Sadly his story is very far from unique as homosexuality continues to be perceived as ‘unAfrican’ and an unwelcome European import to the continent.
Many politicians have fanned the flames of anti-homosexual sentiment over the years – as politicians in Zambia are currently doing – and former Namibian President Sam Nujoma was one of the most outspoken. At various times, he called for the ‘rejection’ and ‘condemnation’ of homosexuality by Namibian society, while also saying that police had been ordered to ‘arrest, imprison and deport’ gays. Another prominent Cabinet Minister, Jerry Ekandjo, took hate speech to another level when he went to the extent of calling for gays to be ‘eliminated’.

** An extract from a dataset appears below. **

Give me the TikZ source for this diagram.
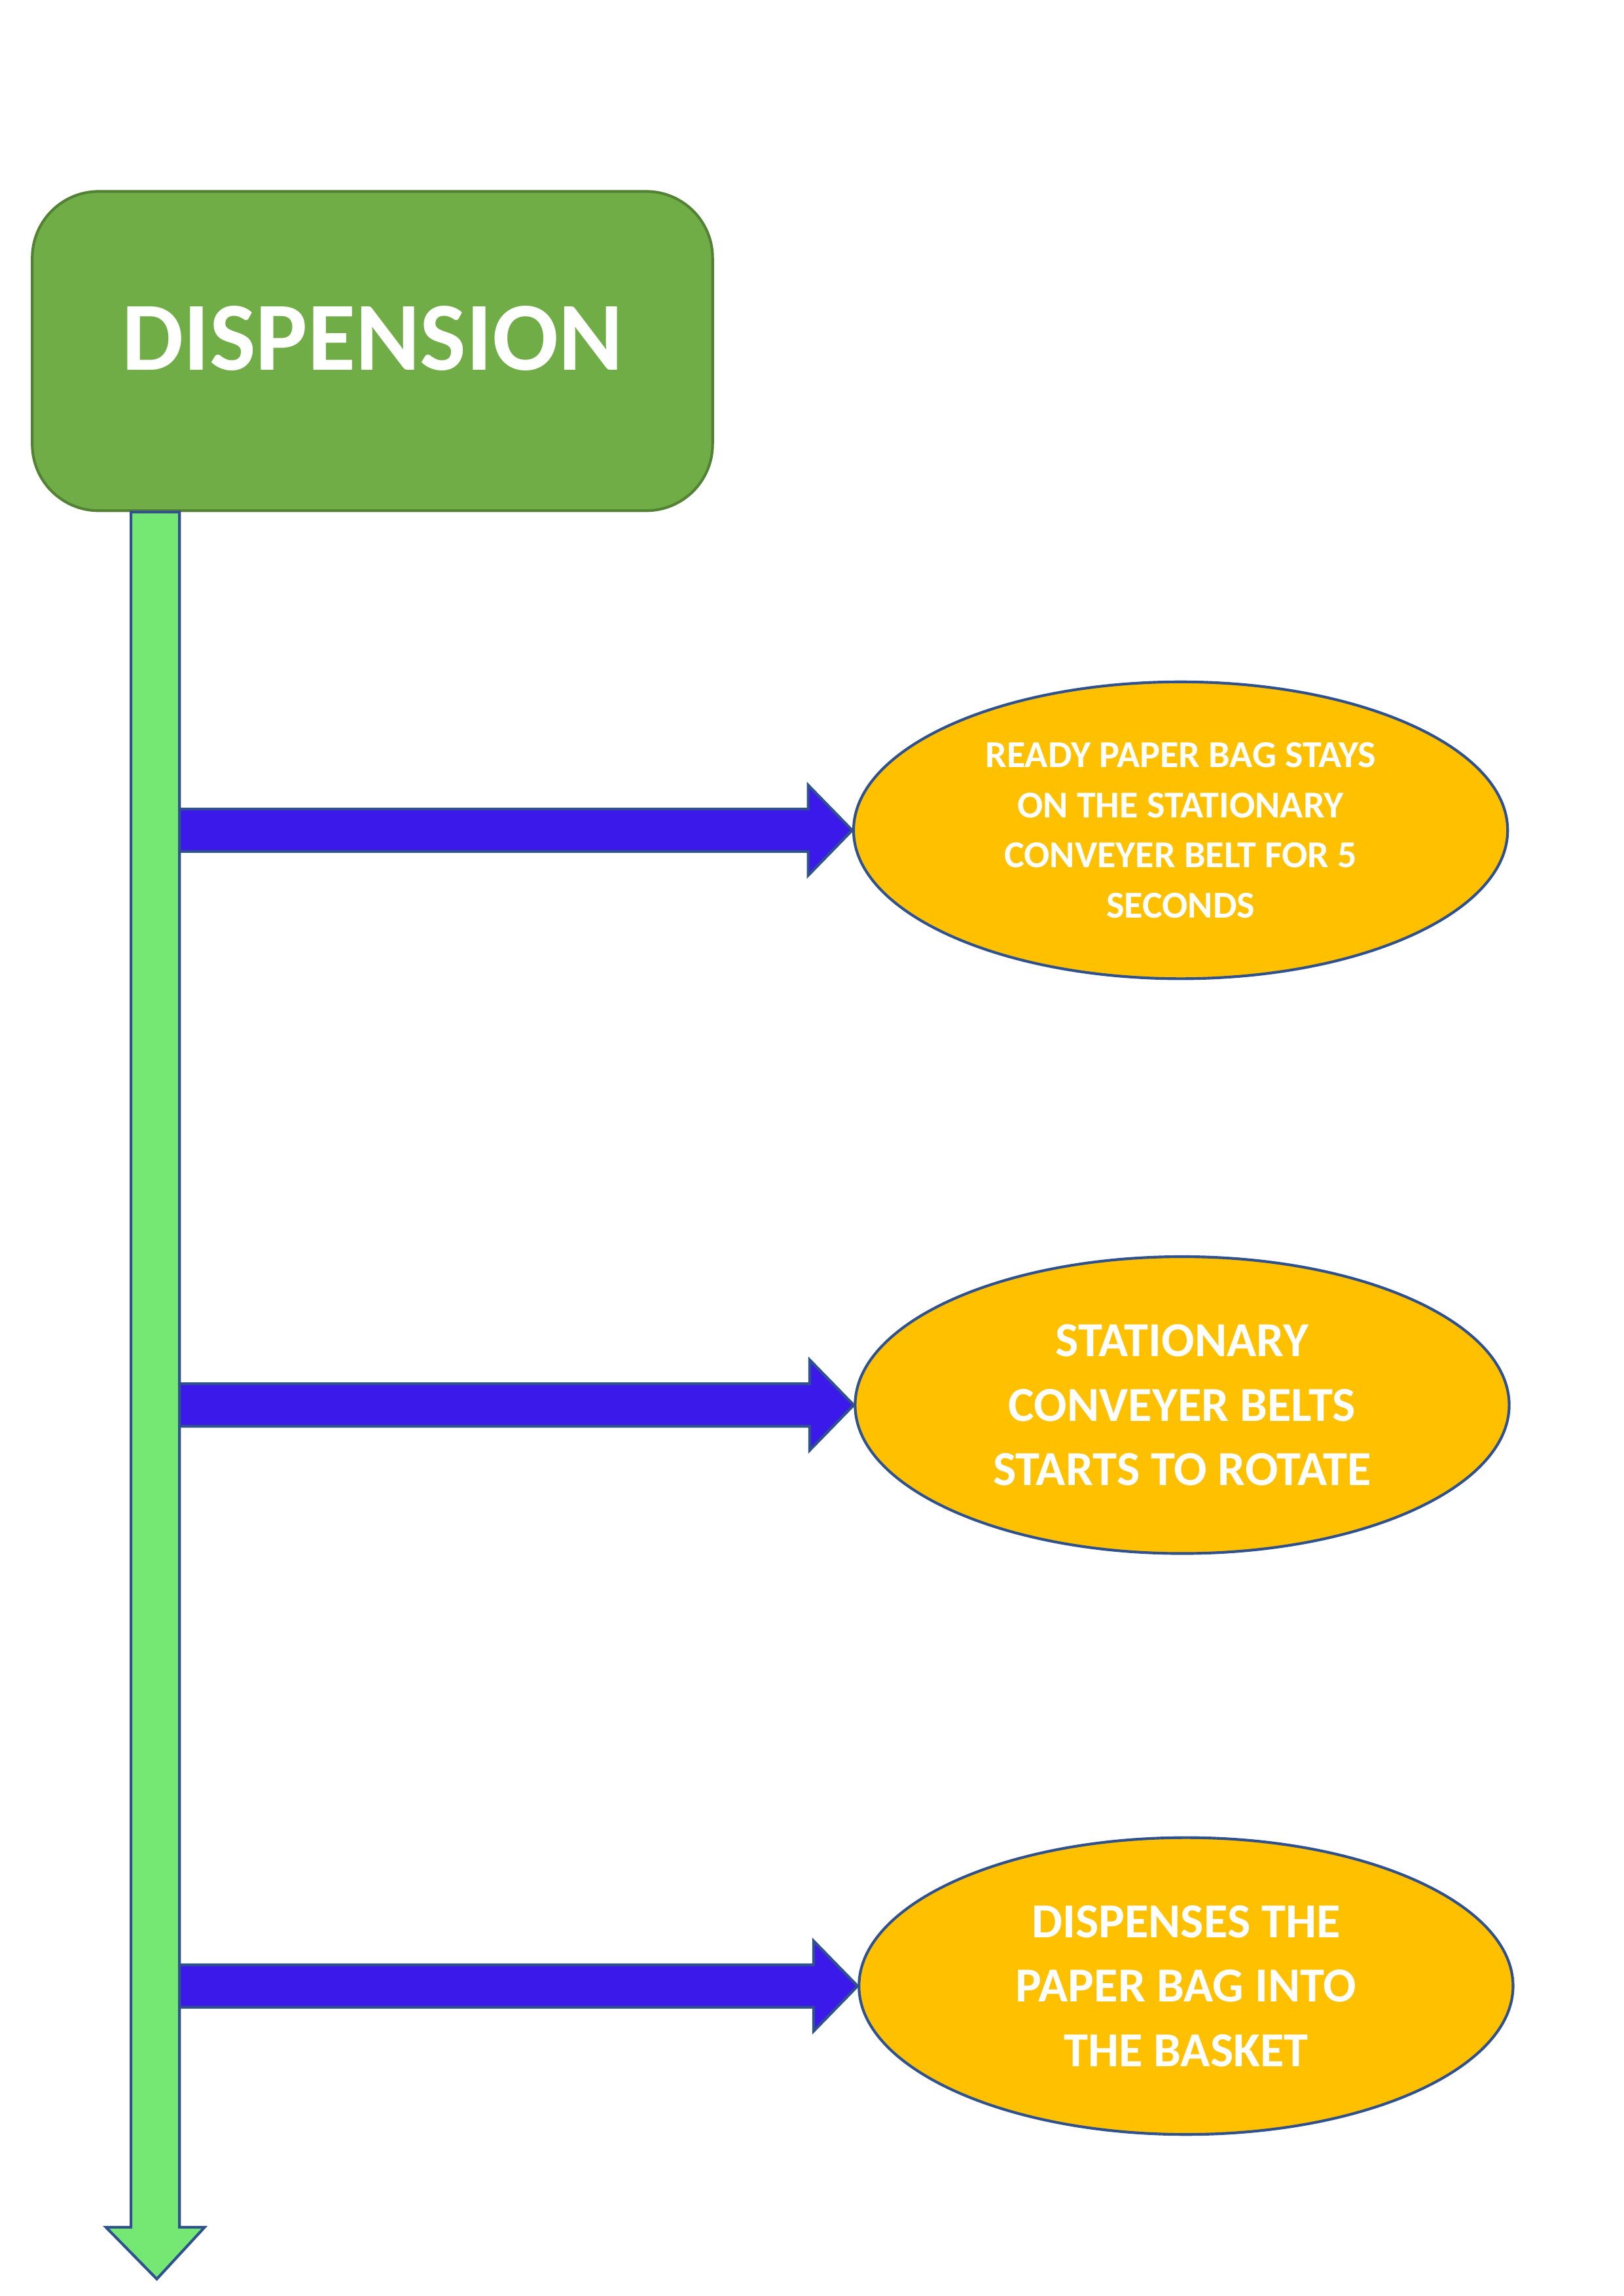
\documentclass[tikz,border=0pt]{standalone}
\usepackage{fontspec}
\setmainfont{Carlito}
\usetikzlibrary{positioning,calc,shapes.geometric}

\definecolor{boxgreen}{HTML}{70AD47}
\definecolor{boxedge}{HTML}{548235}
\definecolor{shaftgreen}{HTML}{75E874}
\definecolor{edgeblue}{HTML}{2F528F}
\definecolor{arrowblue}{HTML}{3C19EB}
\definecolor{stepgold}{HTML}{FFC000}

\tikzset{
  procbox/.style={draw=boxedge, fill=boxgreen, line width=1pt, rounded corners=0.86cm,
    minimum width=8.8cm, minimum height=4.13cm},
  actnode/.style={ellipse, draw=edgeblue, fill=stepgold, line width=1pt, inner sep=0pt,
    minimum width=8.46cm, minimum height=3.84cm, align=center, text=white},
  blockarrow/.style={draw=edgeblue, fill=arrowblue, line width=1pt, line join=miter},
  shaftarrow/.style={draw=edgeblue, fill=shaftgreen, line width=1pt, line join=miter},
}

\begin{document}
\begin{tikzpicture}
        \useasboundingbox (0,0) rectangle (21,-29.7);
        \node[procbox, label={[text=white, font=\bfseries\fontsize{36}{44}\selectfont, yshift=0.16cm]center:DISPENSION}]
            (dispension) at (4.817,-4.541) {};
        \node[actnode, font=\bfseries\fontsize{14}{18.45}\selectfont] (stay) at (15.27,-10.74)
            {READY PAPER BAG STAYS\\ON THE STATIONARY\\CONVEYER BELT FOR 5\\SECONDS};
        \node[actnode, font=\bfseries\fontsize{18}{23.7}\selectfont, below=3.56cm of stay, xshift=0.02cm] (rotate)
            {STATIONARY\\CONVEYER BELTS\\STARTS TO ROTATE};
        \node[actnode, font=\bfseries\fontsize{18}{23.7}\selectfont, below=3.64cm of rotate, xshift=0.05cm] (dispense)
            {DISPENSES THE\\PAPER BAG INTO\\THE BASKET};
        \coordinate (shtop) at ([xshift=1.609cm]dispension.south west);
        \coordinate (shend) at (2.028,-29.48);
        \foreach \act in {stay,rotate,dispense}
            \draw[blockarrow] let \p1=(shtop), \p2=(\act.west) in
                (\x1+0.314cm,\y2+0.275cm) -- (\x2-0.57cm,\y2+0.275cm) -- (\x2-0.57cm,\y2+0.585cm)
                -- (\x2,\y2) -- (\x2-0.57cm,\y2-0.585cm) -- (\x2-0.57cm,\y2-0.275cm)
                -- (\x1+0.314cm,\y2-0.275cm) -- cycle;
        \draw[shaftarrow] let \p1=(shtop), \p2=(shend) in
            (\x1-0.314cm,\y1) -- (\x1+0.314cm,\y1) -- (\x1+0.314cm,\y2+0.67cm)
            -- (\x1+0.638cm,\y2+0.67cm) -- (\x2,\y2) -- (\x1-0.638cm,\y2+0.67cm)
            -- (\x1-0.314cm,\y2+0.67cm) -- cycle;
\end{tikzpicture}
\end{document}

Most recently, as news spread of a gay couple who had married in South Africa and returned to Namibia, the Secretary of the Youth League of the ruling SWAPO party, Elijah Ngurare, posted a tweet saying that “The socalled first gay marriage in Namibia is an abomination and illegal. It is moral decay at its worst, the police must arrest them.”
Although Namibia has a Constitution with an inalienable Bill of Rights, it also still has a shocking sodomy law in place, which was enacted under South African rule way back in 1927. There appears to be no immediate move to rescind it on the part of politicians, and so it will probably be up to the Legal Assistance Centre or another NGO to mount a court challenge in the future to finally get this law repealed.
Meanwhile, as Linda Baumann of Out-Right Namibia confirms, many gay men will continue to enter ‘straight’ marriages to bow to convention, while lesbians will continue to face the very real threat of rape from men seeking to ‘cure’ them. And unsurprisingly – given the prevalent prejudice and the often hostile and violent public reactions to the ‘gay’ issue whenever it surfaces – most gay Namibians will continue to be hesitant and afraid of openly acknowledging their sexuality.